**Exercise aim**
Isolate every line in the data with the string "Output" and copy it.

**Data to use**
....
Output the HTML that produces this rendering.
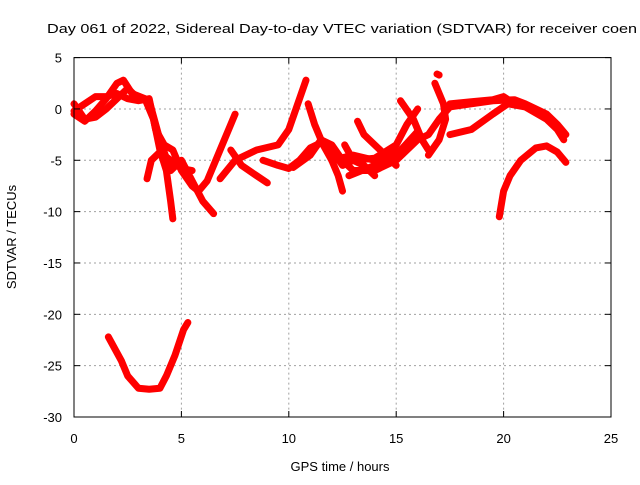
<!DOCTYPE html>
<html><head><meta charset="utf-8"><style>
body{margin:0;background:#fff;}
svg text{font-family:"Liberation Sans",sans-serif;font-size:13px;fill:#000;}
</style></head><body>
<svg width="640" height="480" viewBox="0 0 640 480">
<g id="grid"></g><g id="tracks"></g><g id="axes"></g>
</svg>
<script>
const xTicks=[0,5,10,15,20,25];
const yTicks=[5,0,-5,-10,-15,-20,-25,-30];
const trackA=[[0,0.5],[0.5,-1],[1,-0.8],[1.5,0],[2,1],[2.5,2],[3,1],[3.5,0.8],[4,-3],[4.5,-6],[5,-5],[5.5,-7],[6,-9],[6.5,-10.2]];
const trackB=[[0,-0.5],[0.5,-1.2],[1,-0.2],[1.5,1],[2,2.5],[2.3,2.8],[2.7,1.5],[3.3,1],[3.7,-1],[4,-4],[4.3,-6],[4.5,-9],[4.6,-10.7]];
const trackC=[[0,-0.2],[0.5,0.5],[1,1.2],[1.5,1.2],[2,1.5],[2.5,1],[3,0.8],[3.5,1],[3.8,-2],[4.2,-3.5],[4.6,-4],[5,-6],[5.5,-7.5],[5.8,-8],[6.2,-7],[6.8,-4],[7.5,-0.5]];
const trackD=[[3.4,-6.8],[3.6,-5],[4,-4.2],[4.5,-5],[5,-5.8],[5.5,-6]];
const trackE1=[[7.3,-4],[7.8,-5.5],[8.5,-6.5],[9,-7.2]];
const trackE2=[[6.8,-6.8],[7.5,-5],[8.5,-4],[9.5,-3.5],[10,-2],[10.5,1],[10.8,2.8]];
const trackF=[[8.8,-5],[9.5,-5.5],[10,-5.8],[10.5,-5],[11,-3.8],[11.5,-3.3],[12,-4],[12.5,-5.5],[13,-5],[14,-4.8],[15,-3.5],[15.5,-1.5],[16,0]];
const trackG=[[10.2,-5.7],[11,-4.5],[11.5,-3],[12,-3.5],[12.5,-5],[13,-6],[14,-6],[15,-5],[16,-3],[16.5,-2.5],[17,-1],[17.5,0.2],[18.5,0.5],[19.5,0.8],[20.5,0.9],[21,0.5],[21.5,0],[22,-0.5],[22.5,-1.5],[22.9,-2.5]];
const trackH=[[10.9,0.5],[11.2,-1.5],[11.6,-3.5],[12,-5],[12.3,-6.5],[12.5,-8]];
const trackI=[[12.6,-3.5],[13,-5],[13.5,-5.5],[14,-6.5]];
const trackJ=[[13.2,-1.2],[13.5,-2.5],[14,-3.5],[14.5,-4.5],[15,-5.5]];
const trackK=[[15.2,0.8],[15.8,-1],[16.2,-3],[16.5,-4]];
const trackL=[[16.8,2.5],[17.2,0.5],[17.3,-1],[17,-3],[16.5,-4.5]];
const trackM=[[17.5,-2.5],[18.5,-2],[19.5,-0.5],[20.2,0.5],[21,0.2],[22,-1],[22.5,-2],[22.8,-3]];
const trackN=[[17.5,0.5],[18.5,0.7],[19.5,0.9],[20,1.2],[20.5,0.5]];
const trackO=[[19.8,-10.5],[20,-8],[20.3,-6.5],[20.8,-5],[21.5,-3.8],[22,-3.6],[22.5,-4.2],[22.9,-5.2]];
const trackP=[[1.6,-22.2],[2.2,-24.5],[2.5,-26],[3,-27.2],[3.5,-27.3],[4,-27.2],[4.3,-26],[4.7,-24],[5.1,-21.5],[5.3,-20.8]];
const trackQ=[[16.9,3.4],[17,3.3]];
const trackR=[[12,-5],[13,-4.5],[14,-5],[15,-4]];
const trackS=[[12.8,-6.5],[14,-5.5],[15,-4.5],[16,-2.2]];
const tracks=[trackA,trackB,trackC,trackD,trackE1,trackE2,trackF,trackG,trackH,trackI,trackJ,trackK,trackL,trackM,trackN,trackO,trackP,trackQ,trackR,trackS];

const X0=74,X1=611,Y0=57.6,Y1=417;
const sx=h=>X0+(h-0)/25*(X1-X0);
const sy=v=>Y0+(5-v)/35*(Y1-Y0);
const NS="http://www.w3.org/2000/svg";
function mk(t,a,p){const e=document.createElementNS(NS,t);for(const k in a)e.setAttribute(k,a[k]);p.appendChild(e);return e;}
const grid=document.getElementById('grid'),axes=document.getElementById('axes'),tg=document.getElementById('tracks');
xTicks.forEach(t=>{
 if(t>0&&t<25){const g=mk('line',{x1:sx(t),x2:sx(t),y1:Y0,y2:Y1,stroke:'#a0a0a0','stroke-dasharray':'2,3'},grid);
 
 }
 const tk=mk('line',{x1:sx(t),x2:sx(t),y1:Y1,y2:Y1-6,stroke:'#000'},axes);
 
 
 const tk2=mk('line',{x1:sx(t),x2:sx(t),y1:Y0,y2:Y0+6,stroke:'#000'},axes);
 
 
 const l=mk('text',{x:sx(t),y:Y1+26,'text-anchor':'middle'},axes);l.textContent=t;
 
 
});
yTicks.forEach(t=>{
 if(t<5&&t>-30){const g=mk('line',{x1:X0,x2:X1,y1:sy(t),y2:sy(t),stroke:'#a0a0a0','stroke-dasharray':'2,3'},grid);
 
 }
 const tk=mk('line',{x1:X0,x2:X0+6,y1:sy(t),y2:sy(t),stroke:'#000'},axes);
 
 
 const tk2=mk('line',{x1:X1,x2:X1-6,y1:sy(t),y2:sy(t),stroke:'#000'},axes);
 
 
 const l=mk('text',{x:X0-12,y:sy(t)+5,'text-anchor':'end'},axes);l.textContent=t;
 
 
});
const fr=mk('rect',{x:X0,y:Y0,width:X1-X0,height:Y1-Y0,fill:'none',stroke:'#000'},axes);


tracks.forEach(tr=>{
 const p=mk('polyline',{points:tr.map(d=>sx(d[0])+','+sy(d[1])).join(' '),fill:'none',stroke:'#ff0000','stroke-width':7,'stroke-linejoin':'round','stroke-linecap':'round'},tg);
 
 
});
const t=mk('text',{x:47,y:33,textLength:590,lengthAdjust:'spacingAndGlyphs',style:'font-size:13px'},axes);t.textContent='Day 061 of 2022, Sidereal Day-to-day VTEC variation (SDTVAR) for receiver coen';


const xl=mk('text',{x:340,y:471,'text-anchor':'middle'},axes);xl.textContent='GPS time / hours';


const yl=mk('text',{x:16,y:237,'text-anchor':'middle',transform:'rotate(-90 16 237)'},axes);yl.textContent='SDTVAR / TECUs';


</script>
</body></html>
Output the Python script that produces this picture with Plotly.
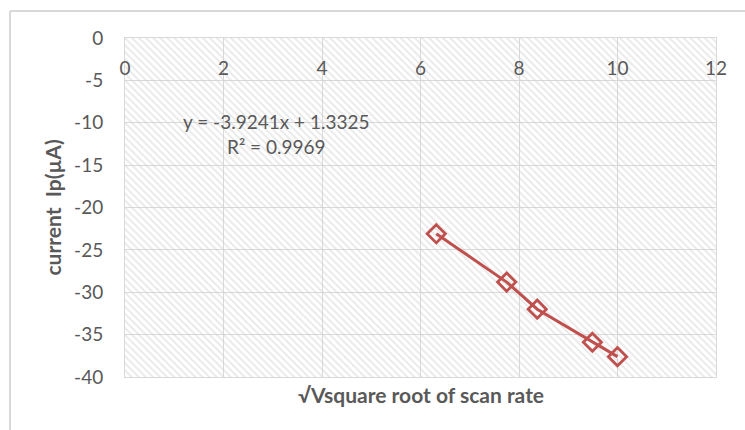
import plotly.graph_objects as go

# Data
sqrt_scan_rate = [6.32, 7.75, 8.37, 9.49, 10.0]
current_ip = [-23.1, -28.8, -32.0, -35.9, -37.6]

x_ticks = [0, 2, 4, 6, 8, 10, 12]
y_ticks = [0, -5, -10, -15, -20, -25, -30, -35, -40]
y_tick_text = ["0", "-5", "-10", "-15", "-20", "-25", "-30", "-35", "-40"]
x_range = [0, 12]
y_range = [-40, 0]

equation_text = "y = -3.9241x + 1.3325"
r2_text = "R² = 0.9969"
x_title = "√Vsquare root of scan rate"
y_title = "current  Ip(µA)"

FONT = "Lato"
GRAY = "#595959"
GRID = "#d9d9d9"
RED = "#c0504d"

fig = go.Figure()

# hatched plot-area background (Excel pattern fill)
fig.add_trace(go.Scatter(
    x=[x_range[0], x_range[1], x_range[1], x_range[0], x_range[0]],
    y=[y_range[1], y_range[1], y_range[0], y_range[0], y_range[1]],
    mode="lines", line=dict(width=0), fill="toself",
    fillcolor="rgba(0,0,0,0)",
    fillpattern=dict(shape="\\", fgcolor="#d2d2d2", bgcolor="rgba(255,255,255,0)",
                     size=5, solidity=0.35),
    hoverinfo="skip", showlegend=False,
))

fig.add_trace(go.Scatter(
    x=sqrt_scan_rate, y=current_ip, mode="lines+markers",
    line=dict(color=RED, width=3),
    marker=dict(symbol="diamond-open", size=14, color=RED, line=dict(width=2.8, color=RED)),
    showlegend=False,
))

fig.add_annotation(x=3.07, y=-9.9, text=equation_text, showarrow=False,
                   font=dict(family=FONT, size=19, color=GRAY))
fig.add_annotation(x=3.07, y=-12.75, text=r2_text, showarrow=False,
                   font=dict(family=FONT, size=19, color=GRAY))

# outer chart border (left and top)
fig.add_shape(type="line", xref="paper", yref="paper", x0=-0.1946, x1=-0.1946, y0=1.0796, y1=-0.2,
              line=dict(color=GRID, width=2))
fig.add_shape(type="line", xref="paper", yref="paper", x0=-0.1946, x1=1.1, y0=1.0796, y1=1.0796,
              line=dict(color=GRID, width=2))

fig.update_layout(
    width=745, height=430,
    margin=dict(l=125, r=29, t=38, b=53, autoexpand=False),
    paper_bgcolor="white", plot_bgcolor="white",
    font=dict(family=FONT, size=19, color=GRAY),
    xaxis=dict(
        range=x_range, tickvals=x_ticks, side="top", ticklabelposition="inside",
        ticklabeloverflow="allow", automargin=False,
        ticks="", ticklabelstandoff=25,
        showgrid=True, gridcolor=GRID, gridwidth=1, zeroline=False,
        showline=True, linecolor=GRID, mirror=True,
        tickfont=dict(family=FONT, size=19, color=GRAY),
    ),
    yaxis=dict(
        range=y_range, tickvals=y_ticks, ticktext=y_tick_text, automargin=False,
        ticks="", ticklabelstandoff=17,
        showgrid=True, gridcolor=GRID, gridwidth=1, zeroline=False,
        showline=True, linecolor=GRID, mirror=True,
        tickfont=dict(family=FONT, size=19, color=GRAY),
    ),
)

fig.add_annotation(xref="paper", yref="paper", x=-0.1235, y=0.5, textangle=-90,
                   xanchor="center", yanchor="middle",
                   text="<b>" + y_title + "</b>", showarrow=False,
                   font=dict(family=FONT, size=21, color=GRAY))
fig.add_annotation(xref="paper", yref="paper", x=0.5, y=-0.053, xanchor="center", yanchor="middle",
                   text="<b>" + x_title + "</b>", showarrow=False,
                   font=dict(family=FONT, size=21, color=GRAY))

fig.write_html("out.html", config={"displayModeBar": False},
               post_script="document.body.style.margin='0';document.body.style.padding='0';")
....
**Solution below**
Output the HTML that produces this rendering.
Output the Python script that produces this picture with Plotly.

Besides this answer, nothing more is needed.